Bu, tam olarak Finlandiya’daki Jyväskylä Üniversitesi’nden araştırmacıların benimsediği yaklaşım oldu. 1975, 1981 ve 1990 yıllarında 11 bin çift yetişkin ve aynı cinsiyetten ikize verilen bedensel egzersiz araştırmalarını incelediler ve bulguları 2020 yılına dek uzanan ölüm kayıtlarıyla ilişkilendirdiler.
EN YAVAŞ VE EN AKTİF GRUPLAR DAHA YAŞLI
İkizleri eşleştirmek, genetik ile bebeklik ve çocukluk dönemi farklılıklarını açığa çıkarabilir. Peki ya sağlık durumunun diğer yönlerini nasıl anlarız?

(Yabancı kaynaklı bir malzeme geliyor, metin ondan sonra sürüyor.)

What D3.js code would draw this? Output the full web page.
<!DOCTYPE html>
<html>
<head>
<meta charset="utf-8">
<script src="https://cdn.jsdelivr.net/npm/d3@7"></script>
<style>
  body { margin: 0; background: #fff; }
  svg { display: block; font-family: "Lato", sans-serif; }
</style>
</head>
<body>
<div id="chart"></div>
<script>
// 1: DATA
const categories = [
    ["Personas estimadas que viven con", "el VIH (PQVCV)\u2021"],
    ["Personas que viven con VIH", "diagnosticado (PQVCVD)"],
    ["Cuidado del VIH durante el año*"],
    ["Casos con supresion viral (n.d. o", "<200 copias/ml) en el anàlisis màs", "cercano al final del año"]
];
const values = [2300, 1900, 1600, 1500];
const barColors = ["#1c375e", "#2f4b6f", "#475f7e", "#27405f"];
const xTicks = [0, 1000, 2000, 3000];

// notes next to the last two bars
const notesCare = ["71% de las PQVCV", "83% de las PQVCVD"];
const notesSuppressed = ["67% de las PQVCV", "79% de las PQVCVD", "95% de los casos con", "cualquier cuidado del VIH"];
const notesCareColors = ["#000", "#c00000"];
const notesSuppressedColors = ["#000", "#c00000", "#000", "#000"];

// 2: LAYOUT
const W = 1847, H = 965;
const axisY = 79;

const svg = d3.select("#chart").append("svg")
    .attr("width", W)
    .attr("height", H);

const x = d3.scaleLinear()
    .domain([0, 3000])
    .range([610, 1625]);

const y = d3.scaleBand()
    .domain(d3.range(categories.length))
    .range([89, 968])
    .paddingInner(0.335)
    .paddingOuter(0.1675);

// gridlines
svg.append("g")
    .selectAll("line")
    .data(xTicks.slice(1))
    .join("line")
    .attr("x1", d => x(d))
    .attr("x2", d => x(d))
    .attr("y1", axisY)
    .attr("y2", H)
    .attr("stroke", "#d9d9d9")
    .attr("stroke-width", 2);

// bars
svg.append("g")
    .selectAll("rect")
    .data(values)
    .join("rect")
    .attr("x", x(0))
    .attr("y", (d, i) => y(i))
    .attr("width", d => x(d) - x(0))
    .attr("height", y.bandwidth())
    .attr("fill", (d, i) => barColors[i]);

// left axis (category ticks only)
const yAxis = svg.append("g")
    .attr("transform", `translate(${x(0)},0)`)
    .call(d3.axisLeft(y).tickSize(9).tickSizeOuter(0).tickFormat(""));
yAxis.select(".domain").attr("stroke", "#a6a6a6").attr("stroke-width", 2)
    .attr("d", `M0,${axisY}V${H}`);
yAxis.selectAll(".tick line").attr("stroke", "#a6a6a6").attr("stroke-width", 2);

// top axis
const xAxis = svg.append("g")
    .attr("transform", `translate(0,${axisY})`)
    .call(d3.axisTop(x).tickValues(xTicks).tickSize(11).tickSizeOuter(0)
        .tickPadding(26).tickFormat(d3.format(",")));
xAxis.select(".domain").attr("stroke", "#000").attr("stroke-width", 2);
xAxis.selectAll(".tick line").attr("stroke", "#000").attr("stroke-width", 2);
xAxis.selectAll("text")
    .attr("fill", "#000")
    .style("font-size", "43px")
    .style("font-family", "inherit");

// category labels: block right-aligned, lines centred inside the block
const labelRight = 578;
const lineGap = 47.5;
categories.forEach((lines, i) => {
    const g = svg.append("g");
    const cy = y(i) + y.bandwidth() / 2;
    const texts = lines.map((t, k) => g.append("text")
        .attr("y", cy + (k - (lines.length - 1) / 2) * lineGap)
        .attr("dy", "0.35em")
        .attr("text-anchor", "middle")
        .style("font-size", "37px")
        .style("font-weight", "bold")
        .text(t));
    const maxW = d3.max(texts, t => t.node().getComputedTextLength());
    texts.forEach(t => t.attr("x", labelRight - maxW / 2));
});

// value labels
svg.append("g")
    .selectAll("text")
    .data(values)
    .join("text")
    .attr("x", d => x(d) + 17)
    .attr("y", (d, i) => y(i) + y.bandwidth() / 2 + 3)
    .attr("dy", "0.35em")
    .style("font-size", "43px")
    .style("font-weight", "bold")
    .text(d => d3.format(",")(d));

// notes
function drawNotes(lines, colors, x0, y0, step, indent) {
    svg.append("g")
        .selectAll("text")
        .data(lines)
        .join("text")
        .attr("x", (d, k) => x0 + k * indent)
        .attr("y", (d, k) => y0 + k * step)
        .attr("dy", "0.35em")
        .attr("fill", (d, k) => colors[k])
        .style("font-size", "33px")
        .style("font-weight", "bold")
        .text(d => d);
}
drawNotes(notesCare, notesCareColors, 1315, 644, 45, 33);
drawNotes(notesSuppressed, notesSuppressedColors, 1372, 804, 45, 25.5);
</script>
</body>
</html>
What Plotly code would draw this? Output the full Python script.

İncelemede sigara, alkol tüketimi ve vücut kitle indeksi (VKİ) göz önünde bulundurulduğunda, bedensel egzersiz ile uzun yaşam arasındaki ilişki fazlasıyla azaldı; zira ölüm oranına bakıldığında en az aktif olan grup ile diğerleri arasında yalnızca yüzde 9’luk bir fark mevcuttu ve yüksek ve orta düzeyde aktif olan insanlar arasında herhangi bir fark yoktu. Farklı biçimde söylersek, birbirinden fazlasıyla farklı aktivite düzeylerine sahip olsa da aynı sigara alışkanlığı, alkol kullanımı ve VKİ’ye sahip varsayımsal bir ikiz çift için tahmin edilen yaşam beklentisinde çok az fark görülecekti.
Peki, sağlıkla ilgili diğer her şey olduğu gibi kalırken egzersiz düzeylerinde değişikliğe gitmek ne anlama geliyor? Mesela, eğer egzersizin ölüm üzerindeki etkisi kilo kaybından kaynaklanıyorsa, bu araştırma bu bağlantıyı açığa çıkaramaz. Ve şayet egzersiz artarken kilo değişmezse, o zaman telafi edici farklı bir yol mu denenmeli?
Dahası, değerlendirmenin ardından geçen ilk 20 yılda egzersizin yarattığı etkinin sonraki on yıla kıyasla daha güçlü olduğuna ilişkin kimi kanıtlara ulaştılar. Dolayısıyla, uzun bir yaşama kavuşturan faydalarını ilerleyen yıllarda da görmek istiyorsak, egzersize devam edilmesi gerekebilir.
Bu durum ise, mevcut koşullara sahip insanlarda yapılan egzersiz müdahalelerinin sağlık üzerinde yarattığı daha ivedi faydaları ortaya koyan klinik araştırmalardan sağlanan kanıtlarla aynı doğrultuya işaret eder.
SANILANDAN DAHA DÜŞÜK BİR ROL
Açıkça görülüyor ki, daha fazla egzersiz yapan insanlar ortalama olarak daha uzun bir yaşam sürüyorlar. Genetik, sosyal etkenler, sağlık durumu ve yaşam tarzının diğer unsurları, aradaki bağlantıyı kısmen izah edebilir. Egzersiz ile uzun bir hayat arasında kurulacak doğrudan bir ilişkiyi göz ardı edemeyiz; ne var ki bu araştırma, daha önce sanılandan daha küçük bir rol oynuyor olabileceğini savunuyor.
Öte yandan, deneylerde ulaşılan kanıtlar, egzersizin hastalık ve sakatlık sorunlarını önleyebileceğini, ruh hali ve genel yaşam kalitesini iyileştirebileceğini ve pek çok insanın, yalnızca yaşam süresine kıyasla bunu daha anlamlı bir sonuç olarak göreceğini ortaya koyuyor. İnsanların yaşam tarzındaki değişimleri sürdürmeleri güç olabilir ve bundan ötürü sağlıklı yaşam tarzını destekleyen yüksek kaliteli yeşil alanların yaratılması gibi sosyal ve çevresel çabalar anlamlıdır.
Sağlık ve hayat süresi alanında sosyal eşitsizlikler mevcut ve bunlar daha da büyümekte; bu konuda neden ve ne yapmamız gerektiğine dair anlayışımızı geliştirmeye devam etmemiz, hayati bir önem taşıyor.